One of the places I visited was the British Normandy Memorial, which is near the D-Day beaches, and records the names of the 22,442 servicemen and women, under British command, who fell on D-Day and during the Battle of Normandy in the summer of 1944. This includes people from more than 30 different countries. There is also a French Memorial, dedicated to the memory of French civilians who died during this time. It was opened in 2021, 77 years after the invasion.
This year there was a striking addition for the 80th anniversary of D-Day, which is a silhouette for every service person who died on D-Day itself.
The 1,475 silhouettes of British soldiers, sailors and aviators represent the total number of people in British units who lost their lives on D-Day, 6 June 1944. They are placed near the Memorial, overlooking ‘Gold Beach’ where British forces landed on D-Day.
In this 80th anniversary year of the D-Day Landings, the silhouettes have had a huge impact. It certainly made me think when I stood there. They’ve been visited by many thousands of visitors from around the world and they’ve brought home the scale of the sacrifice as the Allies began the operation to liberate France from the Nazi occupation.
The silhouettes were placed at the Memorial at the start of April by the British charity ‘Standing with Giants’. They will be returning to Britain in September to fulfil an obligation to go on display at Stowe House, a National Trust property in Buckinghamshire.
The Normandy Memorial Trust is hoping it will be possible for the ‘Giants’ to return to the memorial next year. Although it might be good to have them tour the country, so the impact can be shared around.

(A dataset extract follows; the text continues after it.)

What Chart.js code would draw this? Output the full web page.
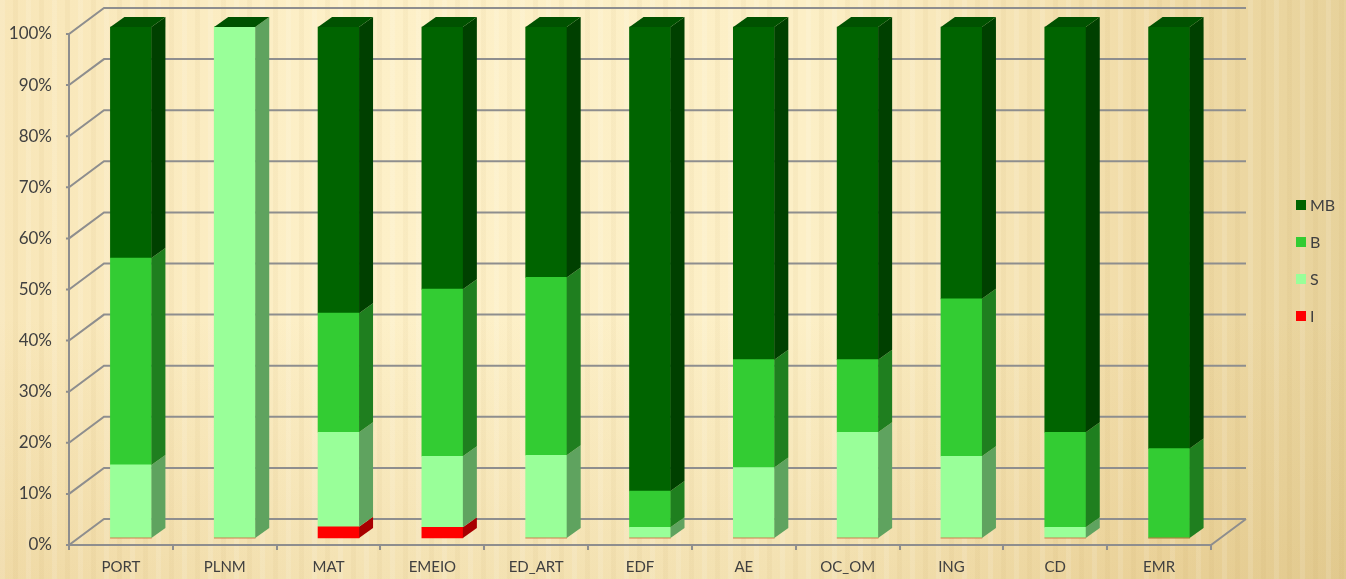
<!DOCTYPE html>
<html lang="pt">
    <head>
        <meta charset="UTF-8">
        <title>Avaliação por disciplina</title>
        <script src="https://cdn.jsdelivr.net/npm/chart.js@4.4.0/dist/chart.umd.min.js"></script>
        <style>
            body { margin: 0; }
            #wrap {
                position: relative; width: 1346px; height: 579px; overflow: hidden;
                background:
                    repeating-linear-gradient(90deg, rgba(255,255,255,0.12) 0 5px, rgba(0,0,0,0) 5px 13px, rgba(170,130,50,0.05) 13px 18px, rgba(0,0,0,0) 18px 26px),
                    linear-gradient(180deg, rgba(0,0,0,0) 55%, rgba(200,160,80,0.18) 100%),
                    linear-gradient(90deg, #f8e6b8 0%, #fdf0c8 25%, #fcefc6 60%, #f1dca8 85%, #e7d29b 100%);
            }
            #legend { position: absolute; left: 1296px; top: 196px; font: 16px Lato, sans-serif; color: #404040; }
            #legend div { height: 37px; line-height: 18px; }
            #legend span.box { display: inline-block; width: 10px; height: 10px; margin-right: 4px; vertical-align: 1px; }
        </style>
    </head>
    <body>
        <div id="wrap">
            <canvas id="notas" width="1346" height="579"></canvas>
            <div id="legend"></div>
        </div>
        <script>
            // disciplinas e percentagens
            var categories = ['PORT', 'PLNM', 'MAT', 'EMEIO', 'ED_ART', 'EDF', 'AE', 'OC_OM', 'ING', 'CD', 'EMR'];
            var I  = [0, 0, 2.2, 2.1, 0, 0, 0, 0, 0, 0, 0];
            var S  = [14.3, 100, 18.5, 13.9, 16.2, 2.1, 13.8, 20.7, 16.0, 2.1, 0];
            var B  = [40.5, 0, 23.3, 32.7, 34.8, 7.1, 21.1, 14.2, 30.8, 18.6, 17.5];
            var MB = [45.2, 0, 56.0, 51.3, 49.0, 90.8, 65.1, 65.1, 53.2, 79.3, 82.5];
            var yTicks = [0, 10, 20, 30, 40, 50, 60, 70, 80, 90, 100];

            var series = [
                { label: 'I',  data: I,  front: '#ff0000', side: '#a80000', top: '#b00000' },
                { label: 'S',  data: S,  front: '#99ff99', side: '#5fa35f', top: '#6fbf6f' },
                { label: 'B',  data: B,  front: '#33cc33', side: '#1f7f1f', top: '#239323' },
                { label: 'MB', data: MB, front: '#006400', side: '#004000', top: '#005200' }
            ];

            var DX = 35, DY = 26;     // profundidade da parede de fundo
            var SX = 14, SY = 10;     // profundidade das barras

            var depth3d = {
                id: 'depth3d',
                beforeDatasetsDraw: function(chart) {
                    var c = chart.ctx, a = chart.chartArea, yt = chart.scales.yt, x = chart.scales.x;
                    c.save();
                    c.strokeStyle = '#8e8e8e';
                    c.lineWidth = 2;
                    c.beginPath();
                    yTicks.forEach(function(v) {
                        var y = yt.getPixelForValue(v);
                        c.moveTo(a.left - 3, y);
                        c.lineTo(a.left, y);
                        c.lineTo(a.left + DX, y - DY);
                        c.lineTo(a.right + DX, y - DY);
                    });
                    c.moveTo(a.left, a.top);
                    c.lineTo(a.left, a.bottom);
                    c.lineTo(a.right, a.bottom);
                    c.lineTo(a.right + DX, a.bottom - DY);
                    for (var i = 0; i <= categories.length; i++) {
                        var tx = Math.round(x.getPixelForValue(i - 0.5));
                        c.moveTo(tx, a.bottom);
                        c.lineTo(tx, a.bottom + 5);
                    }
                    c.stroke();
                    c.restore();
                },
                afterDatasetsDraw: function(chart) {
                    var c = chart.ctx;
                    c.save();
                    chart.data.datasets.forEach(function(ds, d) {
                        chart.getDatasetMeta(d).data.forEach(function(bar) {
                            var p = bar.getProps(['x', 'y', 'base', 'width'], true);
                            var r = p.x + p.width / 2;
                            if (Math.abs(p.base - p.y) > 0.5) {
                                c.fillStyle = series[d].side;
                                c.beginPath();
                                c.moveTo(r, p.y);
                                c.lineTo(r + SX, p.y - SY);
                                c.lineTo(r + SX, p.base - SY);
                                c.lineTo(r, p.base);
                                c.closePath();
                                c.fill();
                            }
                        });
                    });
                    // tampo das colunas (sempre a cor da ultima serie)
                    var last = chart.data.datasets.length - 1;
                    chart.getDatasetMeta(last).data.forEach(function(bar) {
                        var p = bar.getProps(['x', 'y', 'width'], true);
                        var l = p.x - p.width / 2, r = p.x + p.width / 2;
                        c.fillStyle = series[last].top;
                        c.beginPath();
                        c.moveTo(l, p.y);
                        c.lineTo(l + SX, p.y - SY);
                        c.lineTo(r + SX, p.y - SY);
                        c.lineTo(r, p.y);
                        c.closePath();
                        c.fill();
                    });
                    c.restore();
                }
            };

            var ctx = document.getElementById('notas').getContext('2d');
            var notasChart = new Chart(ctx, {
                type: 'bar',
                data: {
                    labels: categories,
                    datasets: series.map(function(s) {
                        return {
                            label: s.label,
                            data: s.data.map(function(v, i) { return { x: i, y: v }; }),
                            backgroundColor: s.front,
                            borderWidth: 0,
                            barThickness: 41,
                            xAxisID: 'xb',
                            yAxisID: 'y',
                            clip: false
                        };
                    })
                },
                plugins: [depth3d],
                options: {
                    responsive: false,
                    animation: false,
                    layout: { padding: { left: 0, top: 34, right: 135, bottom: 0 } },
                    plugins: {
                        legend: { display: false },
                        tooltip: { enabled: false }
                    },
                    scales: {
                        x: {
                            type: 'category',
                            offset: true,
                            grid: { display: false, drawTicks: false },
                            border: { display: false },
                            ticks: { color: '#404040', font: { family: 'Lato', size: 15 }, padding: 13, maxRotation: 0 },
                            afterFit: function(scale) { scale.height = 34; }
                        },
                        xb: {
                            type: 'linear',
                            display: false,
                            stacked: true,
                            offset: false,
                            min: -0.5 - 10 / 103.8,
                            max: 10.5 - 10 / 103.8
                        },
                        y: {
                            display: false,
                            stacked: true,
                            min: -1.37,
                            max: 98.63
                        },
                        yt: {
                            type: 'linear',
                            position: 'left',
                            min: 0,
                            max: 100,
                            grid: { display: false, drawTicks: false },
                            border: { display: false },
                            ticks: {
                                stepSize: 10,
                                color: '#404040',
                                font: { family: 'Lato', size: 17 },
                                padding: 17,
                                callback: function(v) { return v + '%'; }
                            },
                            afterFit: function(scale) { scale.width = 69; }
                        }
                    }
                }
            });

            // legenda em HTML, na ordem inversa (MB em cima)
            var legend = document.getElementById('legend');
            series.slice().reverse().forEach(function(s) {
                var row = document.createElement('div');
                row.innerHTML = '<span class="box" style="background:' + s.front + '"></span>' + s.label;
                legend.appendChild(row);
            });
        </script>
    </body>
</html>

Only two of the dead were women. Both were nurses on a hospital ship, HMHS Amsterdam, which struck a mine. Seventy five wounded soldiers were carried up and delivered into lifeboats. Two of the nurses, Dorothy Field, 32, and Mollie Evershed, 27, went back below and went down with the ship. They are the only two women whose names are on the memorial.
There are a number of Suffolk Regiment men named on the memorial. The 1st Battalion landed on D-Day and were used to push out of the beaches and destroy two German strongpoints codenamed “Morris” and “Hillman”. Part of the route they took is now called the Rue du Suffolk Regiment. I don’t think we have a road commemorating the Suffolks in the county town?

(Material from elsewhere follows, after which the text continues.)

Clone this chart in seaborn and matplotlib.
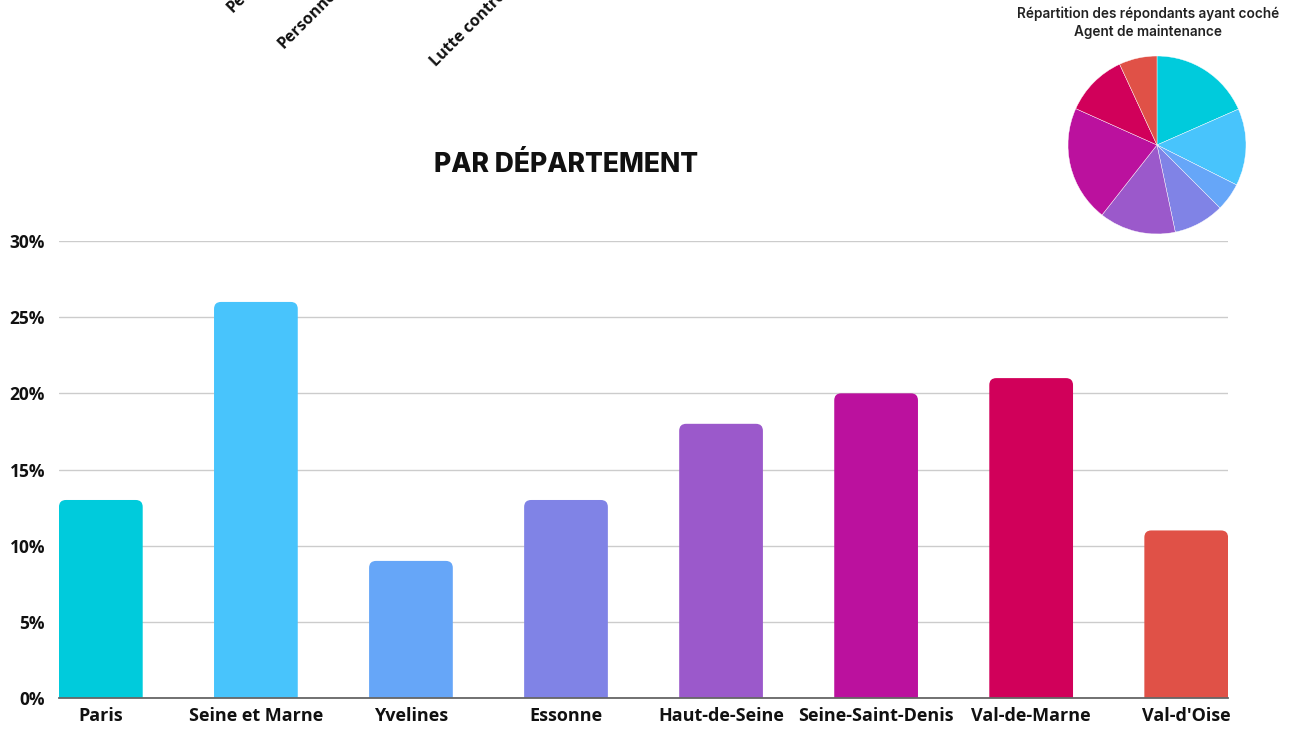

At the end of the Rue, is the site of the former Hillman strongpoint, which was captured by the Suffolks on D-Day. I enjoyed an interesting tour of the site. There are several bunkers, with concrete up to 3 metres thick, surrounded by barbed wire and minefields. A tough nut to crack. I did hear that the last Suffolk Regiment D-Day veteran passed away last year aged 102.
The names of the men killed were read out at a D-Day commemoration on the 6th June this year, at the Ipswich war memorial in Christchurch Park. Ipswich paid its respect to those men from the town who fought and died in June 1944.
The Suffolk Armed Forces Day will be centred in Ipswich next year, which will give the town another chance to show our support for the armed forces.